▶ **What is being asked**
Please copy the lines below exactly, from the first one through the line showing "const indicesX = [4.74, 9.18, 15.76, 20.14, 25.07, 29];".

▶ **Data excerpt**
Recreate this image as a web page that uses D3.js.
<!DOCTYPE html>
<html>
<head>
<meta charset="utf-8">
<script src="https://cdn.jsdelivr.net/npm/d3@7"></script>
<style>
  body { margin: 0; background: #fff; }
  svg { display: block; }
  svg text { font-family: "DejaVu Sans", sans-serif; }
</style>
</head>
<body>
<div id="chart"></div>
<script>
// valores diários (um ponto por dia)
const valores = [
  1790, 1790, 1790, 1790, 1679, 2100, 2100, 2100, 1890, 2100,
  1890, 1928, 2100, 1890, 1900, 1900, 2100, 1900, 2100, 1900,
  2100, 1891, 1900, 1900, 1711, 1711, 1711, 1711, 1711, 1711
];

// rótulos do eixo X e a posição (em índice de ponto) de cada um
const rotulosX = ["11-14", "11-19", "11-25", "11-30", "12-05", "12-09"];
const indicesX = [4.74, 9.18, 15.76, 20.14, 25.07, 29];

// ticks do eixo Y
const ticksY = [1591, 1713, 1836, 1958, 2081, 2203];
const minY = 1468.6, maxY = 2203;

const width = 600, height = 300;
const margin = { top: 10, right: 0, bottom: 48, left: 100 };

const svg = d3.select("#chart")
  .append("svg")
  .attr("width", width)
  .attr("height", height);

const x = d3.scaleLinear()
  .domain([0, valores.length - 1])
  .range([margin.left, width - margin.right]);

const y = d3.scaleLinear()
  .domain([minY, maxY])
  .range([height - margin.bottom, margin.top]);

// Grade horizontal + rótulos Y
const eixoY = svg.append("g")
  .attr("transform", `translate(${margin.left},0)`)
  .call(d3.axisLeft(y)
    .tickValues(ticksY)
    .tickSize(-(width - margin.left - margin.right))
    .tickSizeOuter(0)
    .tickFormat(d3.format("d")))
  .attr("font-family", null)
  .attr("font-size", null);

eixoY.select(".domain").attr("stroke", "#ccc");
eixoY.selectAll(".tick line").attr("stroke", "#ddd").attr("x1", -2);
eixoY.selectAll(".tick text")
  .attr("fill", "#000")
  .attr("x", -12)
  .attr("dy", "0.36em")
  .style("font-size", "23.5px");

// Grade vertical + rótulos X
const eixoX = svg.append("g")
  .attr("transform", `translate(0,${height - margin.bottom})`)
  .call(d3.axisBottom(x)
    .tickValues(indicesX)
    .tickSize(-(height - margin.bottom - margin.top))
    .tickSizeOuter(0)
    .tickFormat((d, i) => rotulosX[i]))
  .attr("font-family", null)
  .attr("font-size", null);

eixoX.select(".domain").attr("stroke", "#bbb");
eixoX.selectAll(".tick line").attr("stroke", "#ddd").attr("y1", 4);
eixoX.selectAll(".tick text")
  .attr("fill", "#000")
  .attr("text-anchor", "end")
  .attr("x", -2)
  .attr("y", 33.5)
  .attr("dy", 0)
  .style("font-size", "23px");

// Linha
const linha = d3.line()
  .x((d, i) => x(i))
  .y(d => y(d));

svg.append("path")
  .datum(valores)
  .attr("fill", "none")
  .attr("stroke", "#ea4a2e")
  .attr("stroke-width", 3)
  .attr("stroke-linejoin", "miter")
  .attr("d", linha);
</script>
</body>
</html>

▶ **Task output**
Recreate this image as a web page that uses D3.js.
<!DOCTYPE html>
<html>
<head>
<meta charset="utf-8">
<script src="https://cdn.jsdelivr.net/npm/d3@7"></script>
<style>
  body { margin: 0; background: #fff; }
  svg { display: block; }
  svg text { font-family: "DejaVu Sans", sans-serif; }
</style>
</head>
<body>
<div id="chart"></div>
<script>
// valores diários (um ponto por dia)
const valores = [
  1790, 1790, 1790, 1790, 1679, 2100, 2100, 2100, 1890, 2100,
  1890, 1928, 2100, 1890, 1900, 1900, 2100, 1900, 2100, 1900,
  2100, 1891, 1900, 1900, 1711, 1711, 1711, 1711, 1711, 1711
];

// rótulos do eixo X e a posição (em índice de ponto) de cada um
const rotulosX = ["11-14", "11-19", "11-25", "11-30", "12-05", "12-09"];
const indicesX = [4.74, 9.18, 15.76, 20.14, 25.07, 29];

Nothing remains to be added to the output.